**Data:**
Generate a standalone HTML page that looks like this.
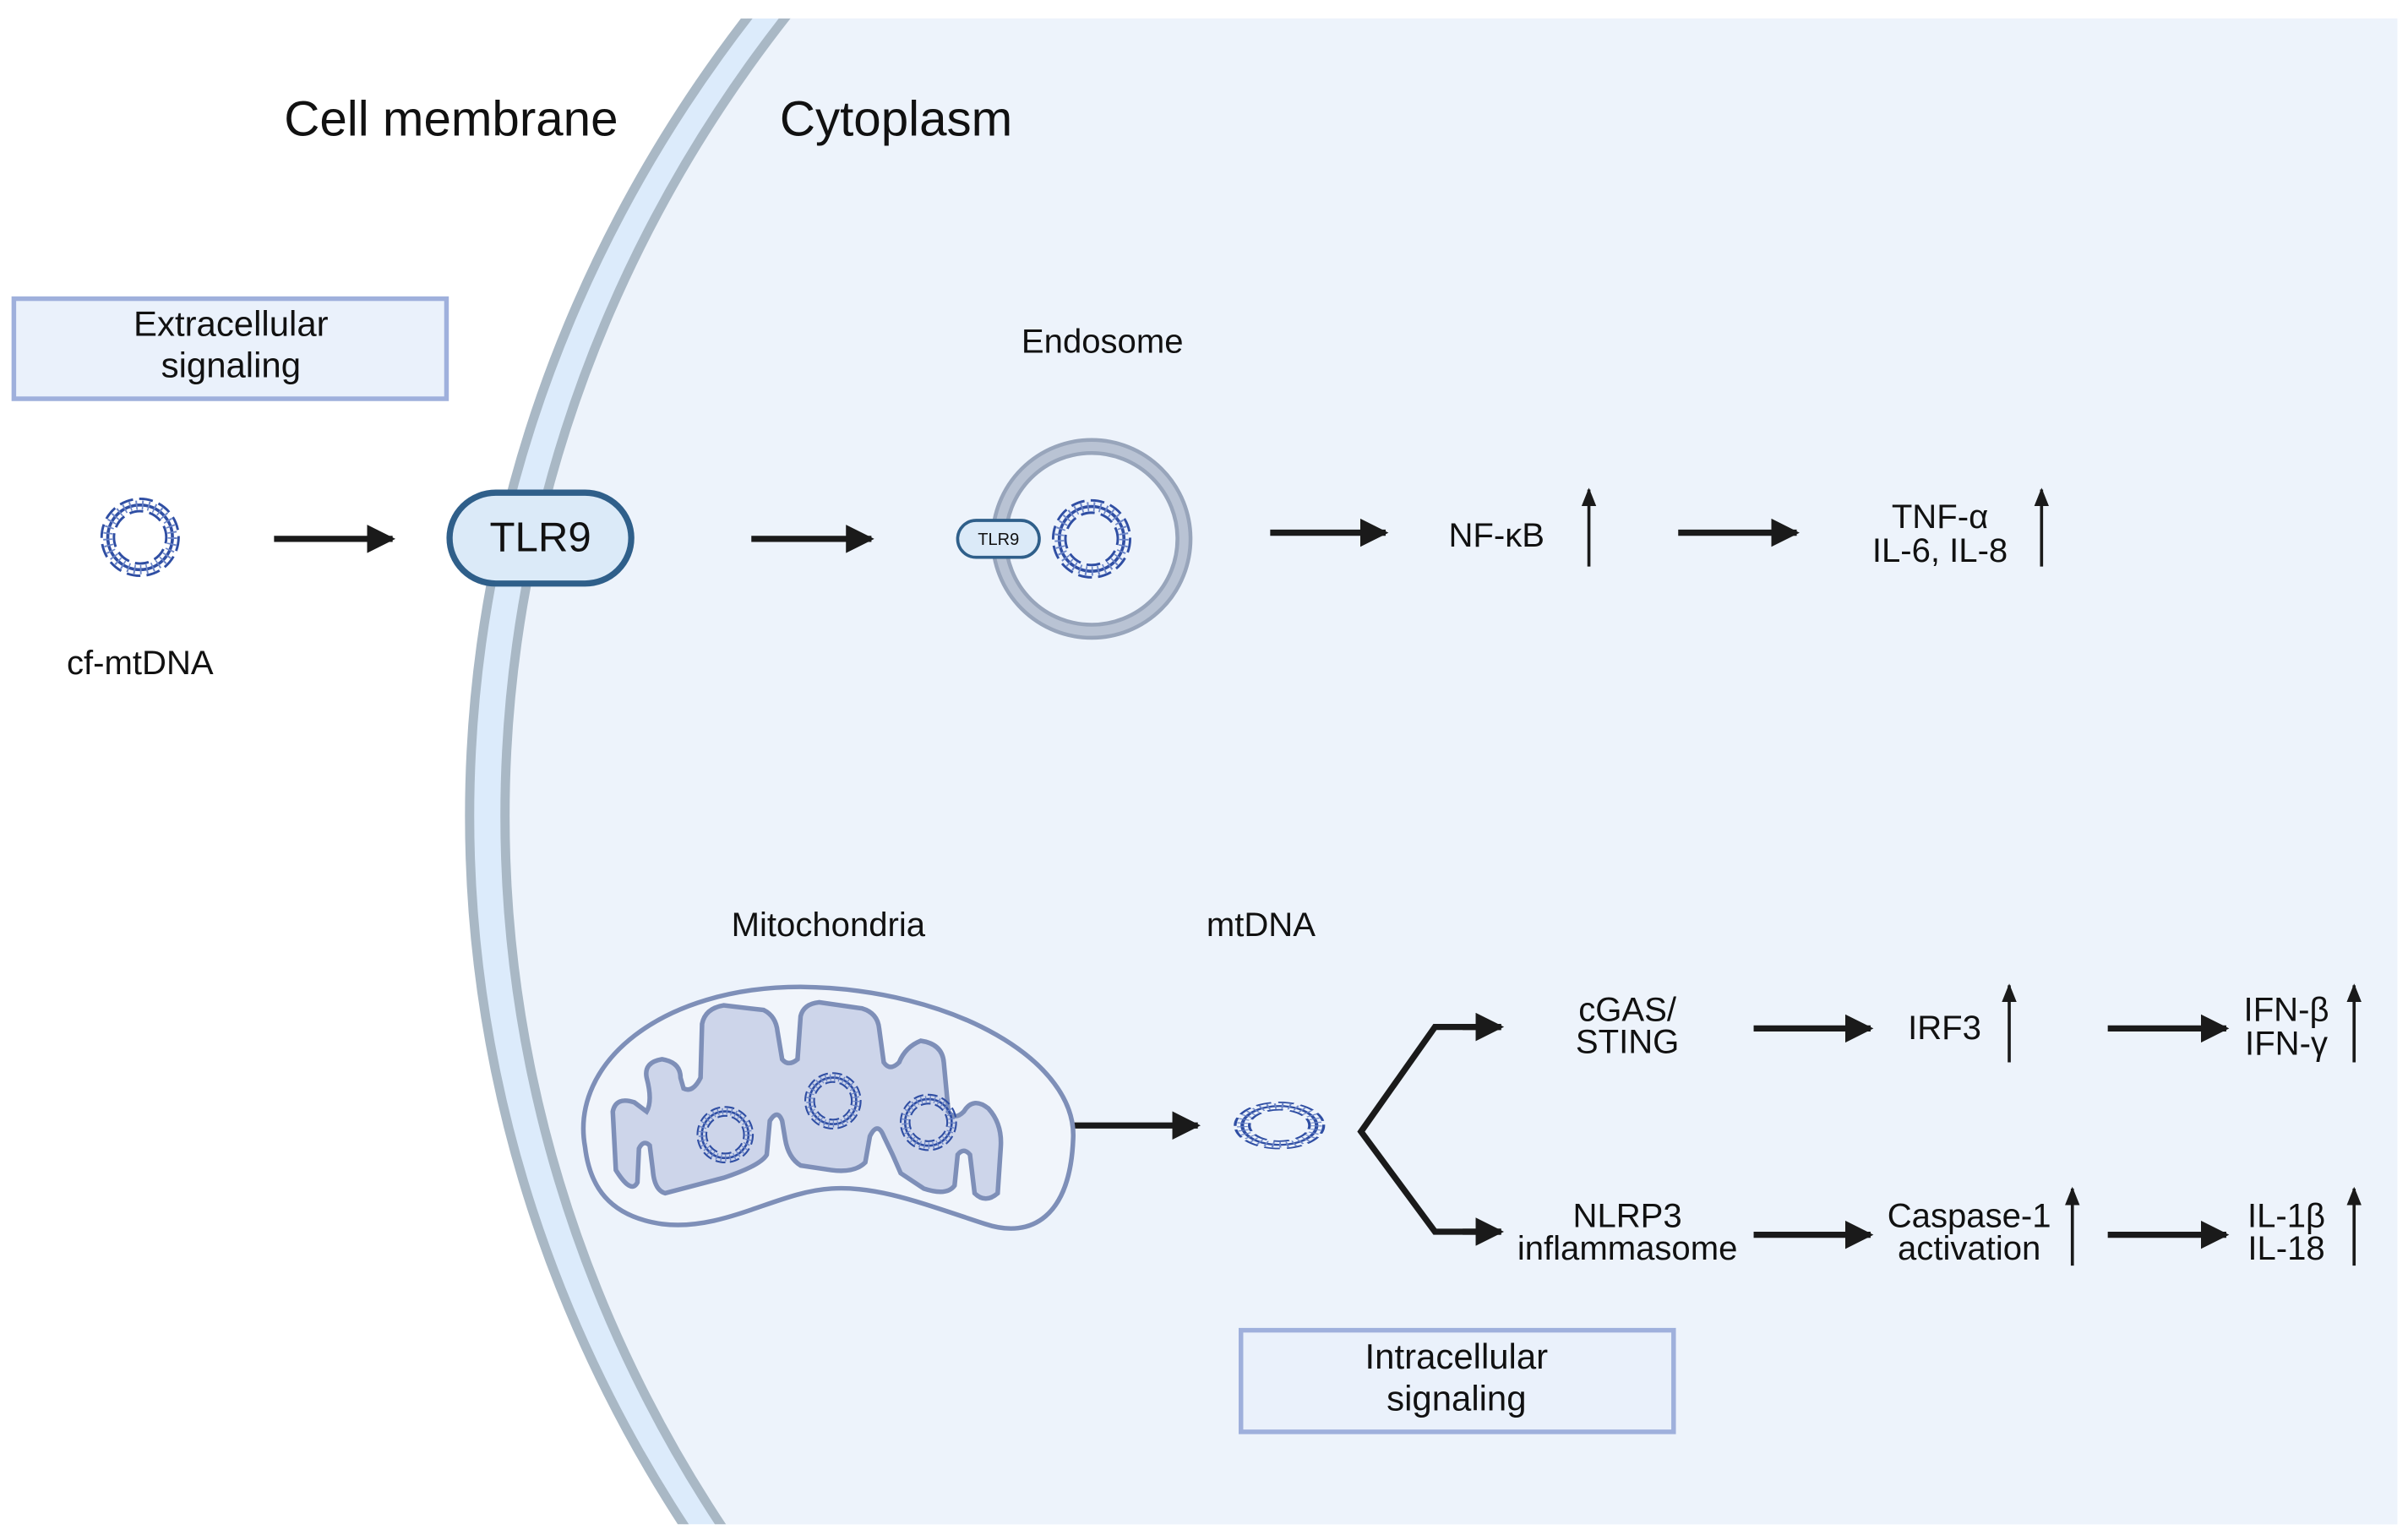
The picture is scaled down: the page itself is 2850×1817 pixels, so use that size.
<!DOCTYPE html>
<html><head><meta charset="utf-8"><style>
html,body{margin:0;padding:0;background:#fff;width:2850px;height:1817px;overflow:hidden;}
svg{display:block;}
text{font-family:"Liberation Sans",Arial,sans-serif;fill:#111;}
</style></head><body>
<svg width="2850" height="1817" viewBox="0 0 1564 997" preserveAspectRatio="none" xmlns="http://www.w3.org/2000/svg">
<defs>
<clipPath id="c"><rect x="0" y="12" width="1557" height="978"/></clipPath>
<marker id="ah" viewBox="0 0 10 10" refX="9" refY="5" markerWidth="4.6" markerHeight="4.6" orient="auto"><path d="M0,0 L10,5 L0,10 Z" fill="#1a1a1a"/></marker>
<marker id="uh" viewBox="0 0 10 10" refX="9" refY="5" markerWidth="6" markerHeight="7" orient="auto"><path d="M0,1 L10,5 L0,9 Z" fill="#1a1a1a"/></marker>
<g id="dna">
<circle r="21" fill="none" stroke="#2f4ea3" stroke-width="2"/>
<circle r="25" fill="none" stroke="#2f4ea3" stroke-width="1.6" stroke-dasharray="9 4"/>
<circle r="17" fill="none" stroke="#2f4ea3" stroke-width="1.6" stroke-dasharray="9 4" stroke-dashoffset="5"/>
<circle r="21" fill="none" stroke="#6d86c7" stroke-width="6" stroke-dasharray="1 3"/>
</g>
</defs>
<g clip-path="url(#c)">
<ellipse cx="1300" cy="530" rx="995" ry="903" fill="#dcebfb" stroke="#a9b8c5" stroke-width="6"/>
<ellipse cx="1300" cy="530" rx="972" ry="890" fill="#edf3fb" stroke="#a9b8c5" stroke-width="6"/>
</g>
<text x="293" y="88" font-size="32" text-anchor="middle">Cell membrane</text>
<text x="582" y="88" font-size="32" text-anchor="middle">Cytoplasm</text>
<rect x="9" y="194" width="281" height="65" fill="#eaf1fb" stroke="#9fb0dc" stroke-width="3"/>
<text x="150" y="218" font-size="23" text-anchor="middle">Extracellular</text>
<text x="150" y="245" font-size="23" text-anchor="middle">signaling</text>
<use href="#dna" transform="translate(91,349)"/>
<text x="91" y="438" font-size="22" text-anchor="middle">cf-mtDNA</text>
<g stroke="#1a1a1a" stroke-width="4" fill="none" marker-end="url(#ah)">
<line x1="178" y1="350" x2="255" y2="350"/>
<line x1="488" y1="350" x2="566" y2="350"/>
<line x1="825" y1="346" x2="900" y2="346"/>
<line x1="1090" y1="346" x2="1167" y2="346"/>
<line x1="665" y1="731" x2="778" y2="731"/>
<polyline points="975,667 932,667 884,735 932,800 975,800" stroke-width="4" marker-end="none"/>
<line x1="950" y1="667" x2="975" y2="667"/>
<line x1="950" y1="800" x2="975" y2="800"/>
<line x1="1139" y1="668" x2="1215" y2="668"/>
<line x1="1369" y1="668" x2="1446" y2="668"/>
<line x1="1139" y1="802" x2="1215" y2="802"/>
<line x1="1369" y1="802" x2="1446" y2="802"/>
</g>
<g stroke="#1a1a1a" stroke-width="2" fill="none" marker-end="url(#uh)">
<line x1="1032" y1="368" x2="1032" y2="318"/>
<line x1="1326" y1="368" x2="1326" y2="318"/>
<line x1="1305" y1="690" x2="1305" y2="640"/>
<line x1="1529" y1="690" x2="1529" y2="640"/>
<line x1="1346" y1="822" x2="1346" y2="772"/>
<line x1="1529" y1="822" x2="1529" y2="772"/>
</g>
<rect x="292" y="320" width="118" height="59" rx="30" fill="#dbeaf8" stroke="#2f5f8a" stroke-width="4"/>
<text x="351" y="358" font-size="27" text-anchor="middle">TLR9</text>
<text x="716" y="229" font-size="22" text-anchor="middle">Endosome</text>
<circle cx="709" cy="350" r="60" fill="none" stroke="#98a5bb" stroke-width="11"/>
<circle cx="709" cy="350" r="60" fill="none" stroke="#b9c3d4" stroke-width="6"/>
<rect x="622" y="338" width="53" height="24" rx="12" fill="#dbeaf8" stroke="#2f5f8a" stroke-width="2"/>
<text x="648.5" y="354" font-size="11" text-anchor="middle">TLR9</text>
<use href="#dna" transform="translate(709,350)"/>
<text x="972" y="355" font-size="22" text-anchor="middle">NF-κB</text>
<text x="1260" y="343" font-size="22" text-anchor="middle">TNF-α</text>
<text x="1260" y="365" font-size="22" text-anchor="middle">IL-6, IL-8</text>
<text x="538" y="608" font-size="22" text-anchor="middle">Mitochondria</text>
<text x="819" y="608" font-size="22" text-anchor="middle">mtDNA</text>
<path d="M380,745 C370,690 430,641 520,641 C620,642 700,690 697,740 C695,790 670,805 640,795 C600,782 570,770 540,772 C505,774 470,800 430,795 C395,790 383,770 380,745 Z" fill="#f1f5fb" stroke="#7e8fb8" stroke-width="3"/>
<path d="M400,760 L398,722 Q400,712 412,716 L420,722 Q424,715 420,700 Q418,690 430,688 Q442,690 442,700 L444,707 Q450,710 455,700 L456,665 Q458,655 470,653 L496,656 Q504,660 505,670 L508,688 Q512,693 518,688 L520,660 Q522,652 532,651 L560,655 Q570,658 571,668 L574,690 Q578,696 584,690 Q588,680 598,676 Q612,678 613,690 L616,722 Q620,728 626,722 Q632,712 642,720 Q651,730 650,745 L648,775 Q640,782 633,775 L630,750 Q626,745 622,750 L620,770 Q615,777 600,772 L585,762 Q580,750 574,738 Q570,728 565,738 L562,755 Q555,762 540,760 L520,757 Q512,752 510,740 L508,728 Q505,720 500,728 L498,750 Q494,757 470,765 L432,775 Q425,773 424,760 L422,744 Q418,740 415,746 L414,768 Q410,776 400,760 Z" fill="#cdd5ea" stroke="#7e8fb8" stroke-width="3"/>
<use href="#dna" transform="translate(471,737) scale(0.72)"/>
<use href="#dna" transform="translate(541,715) scale(0.72)"/>
<use href="#dna" transform="translate(603,729) scale(0.72)"/>
<use href="#dna" transform="translate(831,731) scale(1.15,0.6)"/>
<text x="1057" y="663" font-size="22" text-anchor="middle">cGAS/</text>
<text x="1057" y="684" font-size="22" text-anchor="middle">STING</text>
<text x="1263" y="675" font-size="22" text-anchor="middle">IRF3</text>
<text x="1485" y="663" font-size="22" text-anchor="middle">IFN-β</text>
<text x="1485" y="685" font-size="22" text-anchor="middle">IFN-γ</text>
<text x="1057" y="797" font-size="22" text-anchor="middle">NLRP3</text>
<text x="1057" y="818" font-size="22" text-anchor="middle">inflammasome</text>
<text x="1279" y="797" font-size="22" text-anchor="middle">Caspase-1</text>
<text x="1279" y="818" font-size="22" text-anchor="middle">activation</text>
<text x="1485" y="797" font-size="22" text-anchor="middle">IL-1β</text>
<text x="1485" y="818" font-size="22" text-anchor="middle">IL-18</text>
<rect x="806" y="864" width="281" height="66" fill="#eaf1fb" stroke="#9fb0dc" stroke-width="3"/>
<text x="946" y="889" font-size="23" text-anchor="middle">Intracellular</text>
<text x="946" y="916" font-size="23" text-anchor="middle">signaling</text>
</svg>
</body></html>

**Task objective:** All of the data needs repeating exactly, but the pictures do not.

**Written solution:**
Generate a standalone HTML page that looks like this.
The picture is scaled down: the page itself is 2850×1817 pixels, so use that size.
<!DOCTYPE html>
<html><head><meta charset="utf-8"><style>
html,body{margin:0;padding:0;background:#fff;width:2850px;height:1817px;overflow:hidden;}
svg{display:block;}
text{font-family:"Liberation Sans",Arial,sans-serif;fill:#111;}
</style></head><body>
<svg width="2850" height="1817" viewBox="0 0 1564 997" preserveAspectRatio="none" xmlns="http://www.w3.org/2000/svg">
<defs>
<clipPath id="c"><rect x="0" y="12" width="1557" height="978"/></clipPath>
<marker id="ah" viewBox="0 0 10 10" refX="9" refY="5" markerWidth="4.6" markerHeight="4.6" orient="auto"><path d="M0,0 L10,5 L0,10 Z" fill="#1a1a1a"/></marker>
<marker id="uh" viewBox="0 0 10 10" refX="9" refY="5" markerWidth="6" markerHeight="7" orient="auto"><path d="M0,1 L10,5 L0,9 Z" fill="#1a1a1a"/></marker>
<g id="dna">
<circle r="21" fill="none" stroke="#2f4ea3" stroke-width="2"/>
<circle r="25" fill="none" stroke="#2f4ea3" stroke-width="1.6" stroke-dasharray="9 4"/>
<circle r="17" fill="none" stroke="#2f4ea3" stroke-width="1.6" stroke-dasharray="9 4" stroke-dashoffset="5"/>
<circle r="21" fill="none" stroke="#6d86c7" stroke-width="6" stroke-dasharray="1 3"/>
</g>
</defs>
<g clip-path="url(#c)">
<ellipse cx="1300" cy="530" rx="995" ry="903" fill="#dcebfb" stroke="#a9b8c5" stroke-width="6"/>
<ellipse cx="1300" cy="530" rx="972" ry="890" fill="#edf3fb" stroke="#a9b8c5" stroke-width="6"/>
</g>
<text x="293" y="88" font-size="32" text-anchor="middle">Cell membrane</text>
<text x="582" y="88" font-size="32" text-anchor="middle">Cytoplasm</text>
<rect x="9" y="194" width="281" height="65" fill="#eaf1fb" stroke="#9fb0dc" stroke-width="3"/>
<text x="150" y="218" font-size="23" text-anchor="middle">Extracellular</text>
<text x="150" y="245" font-size="23" text-anchor="middle">signaling</text>
<use href="#dna" transform="translate(91,349)"/>
<text x="91" y="438" font-size="22" text-anchor="middle">cf-mtDNA</text>
<g stroke="#1a1a1a" stroke-width="4" fill="none" marker-end="url(#ah)">
<line x1="178" y1="350" x2="255" y2="350"/>
<line x1="488" y1="350" x2="566" y2="350"/>
<line x1="825" y1="346" x2="900" y2="346"/>
<line x1="1090" y1="346" x2="1167" y2="346"/>
<line x1="665" y1="731" x2="778" y2="731"/>
<polyline points="975,667 932,667 884,735 932,800 975,800" stroke-width="4" marker-end="none"/>
<line x1="950" y1="667" x2="975" y2="667"/>
<line x1="950" y1="800" x2="975" y2="800"/>
<line x1="1139" y1="668" x2="1215" y2="668"/>
<line x1="1369" y1="668" x2="1446" y2="668"/>
<line x1="1139" y1="802" x2="1215" y2="802"/>
<line x1="1369" y1="802" x2="1446" y2="802"/>
</g>
<g stroke="#1a1a1a" stroke-width="2" fill="none" marker-end="url(#uh)">
<line x1="1032" y1="368" x2="1032" y2="318"/>
<line x1="1326" y1="368" x2="1326" y2="318"/>
<line x1="1305" y1="690" x2="1305" y2="640"/>
<line x1="1529" y1="690" x2="1529" y2="640"/>
<line x1="1346" y1="822" x2="1346" y2="772"/>
<line x1="1529" y1="822" x2="1529" y2="772"/>
</g>
<rect x="292" y="320" width="118" height="59" rx="30" fill="#dbeaf8" stroke="#2f5f8a" stroke-width="4"/>
<text x="351" y="358" font-size="27" text-anchor="middle">TLR9</text>
<text x="716" y="229" font-size="22" text-anchor="middle">Endosome</text>
<circle cx="709" cy="350" r="60" fill="none" stroke="#98a5bb" stroke-width="11"/>
<circle cx="709" cy="350" r="60" fill="none" stroke="#b9c3d4" stroke-width="6"/>
<rect x="622" y="338" width="53" height="24" rx="12" fill="#dbeaf8" stroke="#2f5f8a" stroke-width="2"/>
<text x="648.5" y="354" font-size="11" text-anchor="middle">TLR9</text>
<use href="#dna" transform="translate(709,350)"/>
<text x="972" y="355" font-size="22" text-anchor="middle">NF-κB</text>
<text x="1260" y="343" font-size="22" text-anchor="middle">TNF-α</text>
<text x="1260" y="365" font-size="22" text-anchor="middle">IL-6, IL-8</text>
<text x="538" y="608" font-size="22" text-anchor="middle">Mitochondria</text>
<text x="819" y="608" font-size="22" text-anchor="middle">mtDNA</text>
<path d="M380,745 C370,690 430,641 520,641 C620,642 700,690 697,740 C695,790 670,805 640,795 C600,782 570,770 540,772 C505,774 470,800 430,795 C395,790 383,770 380,745 Z" fill="#f1f5fb" stroke="#7e8fb8" stroke-width="3"/>
<path d="M400,760 L398,722 Q400,712 412,716 L420,722 Q424,715 420,700 Q418,690 430,688 Q442,690 442,700 L444,707 Q450,710 455,700 L456,665 Q458,655 470,653 L496,656 Q504,660 505,670 L508,688 Q512,693 518,688 L520,660 Q522,652 532,651 L560,655 Q570,658 571,668 L574,690 Q578,696 584,690 Q588,680 598,676 Q612,678 613,690 L616,722 Q620,728 626,722 Q632,712 642,720 Q651,730 650,745 L648,775 Q640,782 633,775 L630,750 Q626,745 622,750 L620,770 Q615,777 600,772 L585,762 Q580,750 574,738 Q570,728 565,738 L562,755 Q555,762 540,760 L520,757 Q512,752 510,740 L508,728 Q505,720 500,728 L498,750 Q494,757 470,765 L432,775 Q425,773 424,760 L422,744 Q418,740 415,746 L414,768 Q410,776 400,760 Z" fill="#cdd5ea" stroke="#7e8fb8" stroke-width="3"/>
<use href="#dna" transform="translate(471,737) scale(0.72)"/>
<use href="#dna" transform="translate(541,715) scale(0.72)"/>
<use href="#dna" transform="translate(603,729) scale(0.72)"/>
<use href="#dna" transform="translate(831,731) scale(1.15,0.6)"/>
<text x="1057" y="663" font-size="22" text-anchor="middle">cGAS/</text>
<text x="1057" y="684" font-size="22" text-anchor="middle">STING</text>
<text x="1263" y="675" font-size="22" text-anchor="middle">IRF3</text>
<text x="1485" y="663" font-size="22" text-anchor="middle">IFN-β</text>
<text x="1485" y="685" font-size="22" text-anchor="middle">IFN-γ</text>
<text x="1057" y="797" font-size="22" text-anchor="middle">NLRP3</text>
<text x="1057" y="818" font-size="22" text-anchor="middle">inflammasome</text>
<text x="1279" y="797" font-size="22" text-anchor="middle">Caspase-1</text>
<text x="1279" y="818" font-size="22" text-anchor="middle">activation</text>
<text x="1485" y="797" font-size="22" text-anchor="middle">IL-1β</text>
<text x="1485" y="818" font-size="22" text-anchor="middle">IL-18</text>
<rect x="806" y="864" width="281" height="66" fill="#eaf1fb" stroke="#9fb0dc" stroke-width="3"/>
<text x="946" y="889" font-size="23" text-anchor="middle">Intracellular</text>
<text x="946" y="916" font-size="23" text-anchor="middle">signaling</text>
</svg>
</body></html>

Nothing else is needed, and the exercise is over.